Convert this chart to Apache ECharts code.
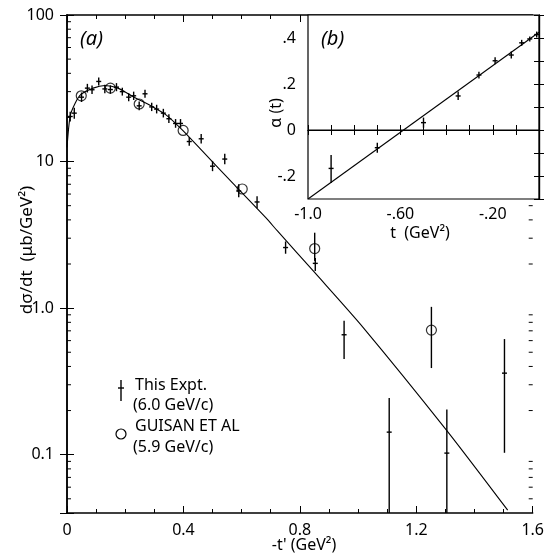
<!DOCTYPE html>
<html>
<head>
<meta charset="utf-8">
<script src="https://cdn.jsdelivr.net/npm/echarts@6/dist/echarts.min.js"></script>
<style>
  html, body { margin: 0; padding: 0; background: #fff; }
  #chart { width: 547px; height: 558px; }
</style>
</head>
<body>
<div id="chart"></div>
<script>
// --- panel (a): d sigma / dt vs -t'
const exptT  = [0.011, 0.025, 0.05, 0.07, 0.086, 0.109, 0.13, 0.149, 0.17, 0.19, 0.212, 0.229, 0.248, 0.268, 0.291, 0.308, 0.331, 0.35, 0.373, 0.39, 0.42, 0.461, 0.50, 0.542, 0.59, 0.653, 0.751, 0.853, 0.952, 1.107, 1.305, 1.503];
const exptV  = [20.3, 21.4, 27.5, 31.7, 30.9, 35.2, 31.3, 31.0, 32.2, 30.0, 27.5, 28.1, 24.0, 29.0, 23.6, 22.8, 21.4, 19.6, 18.2, 18.2, 13.7, 14.3, 9.3, 10.4, 6.3, 5.3, 2.59, 2.02, 0.658, 0.1425, 0.1025, 0.36];
const exptLo = [18.8, 19.6, 25.5, 29.6, 28.9, 33.0, 29.3, 29.0, 30.2, 28.2, 25.8, 26.3, 22.4, 27.2, 22.1, 21.3, 20.0, 18.3, 17.0, 17.0, 12.8, 13.3, 8.6, 9.6, 5.7, 4.8, 2.35, 1.79, 0.45, 0.04, 0.04, 0.103];
const exptHi = [21.9, 23.3, 29.6, 33.9, 33.0, 37.5, 33.4, 33.1, 34.3, 31.9, 29.3, 30.0, 25.7, 30.9, 25.2, 24.4, 22.9, 21.0, 19.5, 19.5, 14.7, 15.4, 10.1, 11.3, 7.0, 5.8, 2.85, 2.2, 0.82, 0.244, 0.203, 0.615];

const guisanT  = [0.049, 0.149, 0.248, 0.399, 0.602, 0.851, 1.252];
const guisanV  = [28.1, 31.7, 24.7, 16.3, 6.5, 2.55, 0.708];
const guisanLo = [28.1, 31.7, 24.7, 16.3, 6.5, 2.1, 0.39];
const guisanHi = [28.1, 31.7, 24.7, 16.3, 6.5, 3.27, 1.02];

const fitT = [0, 0.011, 0.028, 0.047, 0.09, 0.13, 0.175, 0.226, 0.282, 0.339, 0.395, 0.463, 0.576, 0.683, 0.723, 0.853, 1.017, 1.305, 1.514];
const fitV = [12.5, 20.5, 25.0, 28.6, 31.7, 33.0, 31.7, 27.8, 24.4, 20.9, 16.5, 11.9, 6.9, 4.14, 3.36, 1.73, 0.74, 0.146, 0.0418];

const logMinorTicks = [0.05, 0.06, 0.07, 0.08, 0.09, 0.2, 0.3, 0.4, 0.5, 0.6, 0.7, 0.8, 0.9, 2, 3, 4, 5, 6, 7, 8, 9, 20, 30, 40, 50, 60, 70, 80, 90];
const decadeLabels = { '2': '100', '1': '10', '0': '1.0', '-1': '0.1' };

// --- panel (b): alpha(t)
const alphaT  = [-0.90, -0.70, -0.50, -0.35, -0.26, -0.19, -0.12, -0.075, -0.04, -0.01];
const alphaV  = [-0.167, -0.077, 0.032, 0.148, 0.239, 0.301, 0.326, 0.379, 0.396, 0.415];
const alphaLo = [-0.230, -0.099, 0.010, 0.130, 0.224, 0.286, 0.311, 0.366, 0.385, 0.402];
const alphaHi = [-0.109, -0.055, 0.054, 0.167, 0.253, 0.316, 0.341, 0.392, 0.407, 0.428];
const alphaFitT = [-1.0, 0];
const alphaFitV = [-0.30, 0.425];
const zeroLineT = [-1.0, 0];
const zeroLineV = [0, 0];
const insetXLabels = { '-10': '-1.0', '-6': '-.60', '-2': '-.20' };
const insetYLabels = { '4': '.4', '2': '.2', '0': '0', '-2': '-.2' };

const FONT = 'Noto Sans';
const ink = '#000';

const zip = (...cols) => cols[0].map((_, i) => cols.map(c => c[i]));

function errorBar(withCross) {
    return function (params, api) {
        const x = api.value(0);
        const c = api.coord([x, api.value(1)]);
        const lo = api.coord([x, api.value(2)]);
        const hi = api.coord([x, api.value(3)]);
        const kids = [];
        if (Math.abs(lo[1] - hi[1]) > 0.5) {
            kids.push({ type: 'line', shape: { x1: lo[0], y1: lo[1], x2: hi[0], y2: hi[1] }, style: { stroke: ink, lineWidth: 1.4 } });
        }
        if (withCross) {
            kids.push({ type: 'line', shape: { x1: c[0] - 2.5, y1: c[1], x2: c[0] + 2.5, y2: c[1] }, style: { stroke: ink, lineWidth: 1.4 } });
        }
        return { type: 'group', children: kids };
    };
}

const chart = echarts.init(document.getElementById('chart'));

const axisText = { color: ink, fontFamily: FONT, fontSize: 16 };

const option = {
    animation: false,
    backgroundColor: '#fff',
    grid: [
        { left: 67, top: 15, width: 472, height: 498 },
        { left: 308, top: 15, width: 231, height: 184, show: true, backgroundColor: '#fff', borderColor: ink, borderWidth: 1.2, z: 10 }
    ],
    xAxis: [
        {
            gridIndex: 0, type: 'value', min: 0, max: 1.6, interval: 0.4,
            axisLine: { lineStyle: { color: ink, width: 1.5 } },
            axisTick: { inside: true, length: 7, lineStyle: { color: ink } },
            minorTick: { show: true, splitNumber: 4, length: 4, lineStyle: { color: ink } },
            splitLine: { show: false },
            axisLabel: Object.assign({ margin: 9, formatter: v => v === 0 ? '0' : v.toFixed(1) }, axisText)
        },
        {
            gridIndex: 0, type: 'value', position: 'top', min: 0, max: 1.6, interval: 0.4,
            axisLine: { lineStyle: { color: ink, width: 1.5 } },
            axisTick: { inside: true, length: 7, lineStyle: { color: ink } },
            minorTick: { show: true, splitNumber: 4, length: 4, lineStyle: { color: ink } },
            splitLine: { show: false },
            axisLabel: { show: false }
        },
        {
            gridIndex: 1, type: 'value', min: -1.0, max: 0, interval: 0.1, z: 11,
            axisLine: { lineStyle: { color: ink, width: 1.2 } },
            axisTick: { inside: true, length: 5, lineStyle: { color: ink } },
            splitLine: { show: false },
            axisLabel: Object.assign({ margin: 7, formatter: v => insetXLabels[Math.round(v * 10)] || '' }, axisText)
        },
        {
            gridIndex: 1, type: 'value', position: 'top', min: -1.0, max: 0, interval: 0.1, z: 11,
            axisLine: { lineStyle: { color: ink, width: 1.2 } },
            axisTick: { inside: true, length: 5, lineStyle: { color: ink } },
            splitLine: { show: false },
            axisLabel: { show: false }
        }
    ],
    yAxis: [
        {
            gridIndex: 0, type: 'log', logBase: 10, min: 0.04, max: 100,
            axisLine: { lineStyle: { color: ink, width: 1.5 } },
            axisTick: { inside: true, length: 7, lineStyle: { color: ink } },
            splitLine: { show: false },
            axisLabel: Object.assign({
                margin: 13,
                formatter: v => {
                    const e = Math.log10(v);
                    return Math.abs(e - Math.round(e)) < 1e-6 ? (decadeLabels[Math.round(e)] || '') : '';
                }
            }, axisText)
        },
        {
            gridIndex: 0, type: 'log', logBase: 10, min: 0.04, max: 100, position: 'right',
            axisLine: { lineStyle: { color: ink, width: 1.5 } },
            axisTick: { inside: true, length: 7, lineStyle: { color: ink } },
            splitLine: { show: false },
            axisLabel: { show: false }
        },
        {
            gridIndex: 1, type: 'value', min: -0.3, max: 0.5, interval: 0.1, z: 11,
            axisLine: { lineStyle: { color: ink, width: 1.2 } },
            axisTick: { inside: true, length: 5, lineStyle: { color: ink } },
            splitLine: { show: false },
            axisLabel: Object.assign({ margin: 12, formatter: v => insetYLabels[Math.round(v * 10)] || '' }, axisText)
        },
        {
            gridIndex: 1, type: 'value', min: -0.3, max: 0.5, interval: 0.1, position: 'right', z: 11,
            axisLine: { lineStyle: { color: ink, width: 1.2 } },
            axisTick: { inside: true, length: 5, lineStyle: { color: ink } },
            splitLine: { show: false },
            axisLabel: { show: false }
        }
    ],
    series: [
        {
            name: 'log minor ticks',
            type: 'custom', xAxisIndex: 0, yAxisIndex: 0, silent: true,
            data: logMinorTicks.map(v => [0, v]),
            renderItem: (params, api) => {
                const v = api.value(1);
                const l = api.coord([0, v]);
                const r = api.coord([1.6, v]);
                return {
                    type: 'group', children: [
                        { type: 'line', shape: { x1: l[0], y1: l[1], x2: l[0] + 4, y2: l[1] }, style: { stroke: ink, lineWidth: 1 } },
                        { type: 'line', shape: { x1: r[0], y1: r[1], x2: r[0] - 4, y2: r[1] }, style: { stroke: ink, lineWidth: 1 } }
                    ]
                };
            }
        },
        {
            name: 'Fit',
            type: 'line', xAxisIndex: 0, yAxisIndex: 0,
            data: zip(fitT, fitV),
            smooth: 0.25,
            symbol: 'none',
            lineStyle: { color: ink, width: 1.1 }
        },
        {
            name: 'This Expt.',
            type: 'custom', xAxisIndex: 0, yAxisIndex: 0,
            data: zip(exptT, exptV, exptLo, exptHi),
            renderItem: errorBar(true),
            z: 3
        },
        {
            name: 'Guisan errors',
            type: 'custom', xAxisIndex: 0, yAxisIndex: 0,
            data: zip(guisanT, guisanV, guisanLo, guisanHi),
            renderItem: errorBar(false),
            z: 3
        },
        {
            name: 'GUISAN ET AL',
            type: 'scatter', xAxisIndex: 0, yAxisIndex: 0,
            data: zip(guisanT, guisanV),
            symbol: 'circle', symbolSize: 10,
            itemStyle: { color: 'rgba(255,255,255,0)', borderColor: ink, borderWidth: 1.2 },
            z: 4
        },
        // inset
        {
            name: 'zero',
            type: 'line', xAxisIndex: 2, yAxisIndex: 2, z: 12,
            data: zip(zeroLineT, zeroLineV),
            symbol: 'none',
            lineStyle: { color: ink, width: 1 }
        },
        {
            name: 'alpha fit',
            type: 'line', xAxisIndex: 2, yAxisIndex: 2, z: 12,
            data: zip(alphaFitT, alphaFitV),
            symbol: 'none',
            lineStyle: { color: ink, width: 1.1 }
        },
        {
            name: 'alpha',
            type: 'custom', xAxisIndex: 2, yAxisIndex: 2, z: 13,
            data: zip(alphaT, alphaV, alphaLo, alphaHi),
            renderItem: errorBar(true)
        }
    ],
    graphic: [
        { type: 'text', left: 80, top: 29, style: { text: '(a)', font: 'italic 20px "Noto Sans"', fill: ink } },
        { type: 'text', left: 321, top: 29, z: 20, style: { text: '(b)', font: 'italic 20px "Noto Sans"', fill: ink } },
        // main axis names
        {
            type: 'text', x: 304, y: 545, style: { text: "-t' (GeV²)", font: '16px "Noto Sans"', fill: ink, align: 'center', verticalAlign: 'middle' }
        },
        {
            type: 'text', x: 27, y: 250, rotation: Math.PI / 2,
            style: { text: 'dσ/dt  (μb/GeV²)', font: '17px "Noto Sans"', fill: ink, align: 'center', verticalAlign: 'middle' }
        },
        // inset axis names
        {
            type: 'text', x: 420, y: 233, z: 20, style: { text: 't  (GeV²)', font: '16px "Noto Sans"', fill: ink, align: 'center', verticalAlign: 'middle' }
        },
        {
            type: 'text', x: 276, y: 113, rotation: Math.PI / 2, z: 20,
            style: { text: 'α (t)', font: '16px "Noto Sans"', fill: ink, align: 'center', verticalAlign: 'middle' }
        },
        // legend
        { type: 'line', shape: { x1: 121, y1: 380, x2: 121, y2: 401 }, style: { stroke: ink, lineWidth: 1.4 } },
        { type: 'line', shape: { x1: 118, y1: 388, x2: 124, y2: 388 }, style: { stroke: ink, lineWidth: 1.4 } },
        { type: 'circle', shape: { cx: 121, cy: 434, r: 5 }, style: { fill: '#fff', stroke: ink, lineWidth: 1.2 } },
        { type: 'text', x: 135, y: 385, style: { text: 'This Expt.', font: '16px "Noto Sans"', fill: ink, verticalAlign: 'middle' } },
        { type: 'text', x: 133, y: 405, style: { text: '(6.0 GeV/c)', font: '16px "Noto Sans"', fill: ink, verticalAlign: 'middle' } },
        { type: 'text', x: 135, y: 426, style: { text: 'GUISAN ET AL', font: '16px "Noto Sans"', fill: ink, verticalAlign: 'middle' } },
        { type: 'text', x: 133, y: 447, style: { text: '(5.9 GeV/c)', font: '16px "Noto Sans"', fill: ink, verticalAlign: 'middle' } }
    ]
};

chart.setOption(option);
</script>
</body>
</html>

+ + + + +

▶ _Task to complete_: From the opening line of the listing above through the line bearing "0.74, 0.146, 0.0418];", repeat each line exactly. Drop every picture.

▶ _Written solution_:
Convert this chart to Apache ECharts code.
<!DOCTYPE html>
<html>
<head>
<meta charset="utf-8">
<script src="https://cdn.jsdelivr.net/npm/echarts@6/dist/echarts.min.js"></script>
<style>
  html, body { margin: 0; padding: 0; background: #fff; }
  #chart { width: 547px; height: 558px; }
</style>
</head>
<body>
<div id="chart"></div>
<script>
// --- panel (a): d sigma / dt vs -t'
const exptT  = [0.011, 0.025, 0.05, 0.07, 0.086, 0.109, 0.13, 0.149, 0.17, 0.19, 0.212, 0.229, 0.248, 0.268, 0.291, 0.308, 0.331, 0.35, 0.373, 0.39, 0.42, 0.461, 0.50, 0.542, 0.59, 0.653, 0.751, 0.853, 0.952, 1.107, 1.305, 1.503];
const exptV  = [20.3, 21.4, 27.5, 31.7, 30.9, 35.2, 31.3, 31.0, 32.2, 30.0, 27.5, 28.1, 24.0, 29.0, 23.6, 22.8, 21.4, 19.6, 18.2, 18.2, 13.7, 14.3, 9.3, 10.4, 6.3, 5.3, 2.59, 2.02, 0.658, 0.1425, 0.1025, 0.36];
const exptLo = [18.8, 19.6, 25.5, 29.6, 28.9, 33.0, 29.3, 29.0, 30.2, 28.2, 25.8, 26.3, 22.4, 27.2, 22.1, 21.3, 20.0, 18.3, 17.0, 17.0, 12.8, 13.3, 8.6, 9.6, 5.7, 4.8, 2.35, 1.79, 0.45, 0.04, 0.04, 0.103];
const exptHi = [21.9, 23.3, 29.6, 33.9, 33.0, 37.5, 33.4, 33.1, 34.3, 31.9, 29.3, 30.0, 25.7, 30.9, 25.2, 24.4, 22.9, 21.0, 19.5, 19.5, 14.7, 15.4, 10.1, 11.3, 7.0, 5.8, 2.85, 2.2, 0.82, 0.244, 0.203, 0.615];

const guisanT  = [0.049, 0.149, 0.248, 0.399, 0.602, 0.851, 1.252];
const guisanV  = [28.1, 31.7, 24.7, 16.3, 6.5, 2.55, 0.708];
const guisanLo = [28.1, 31.7, 24.7, 16.3, 6.5, 2.1, 0.39];
const guisanHi = [28.1, 31.7, 24.7, 16.3, 6.5, 3.27, 1.02];

const fitT = [0, 0.011, 0.028, 0.047, 0.09, 0.13, 0.175, 0.226, 0.282, 0.339, 0.395, 0.463, 0.576, 0.683, 0.723, 0.853, 1.017, 1.305, 1.514];
const fitV = [12.5, 20.5, 25.0, 28.6, 31.7, 33.0, 31.7, 27.8, 24.4, 20.9, 16.5, 11.9, 6.9, 4.14, 3.36, 1.73, 0.74, 0.146, 0.0418];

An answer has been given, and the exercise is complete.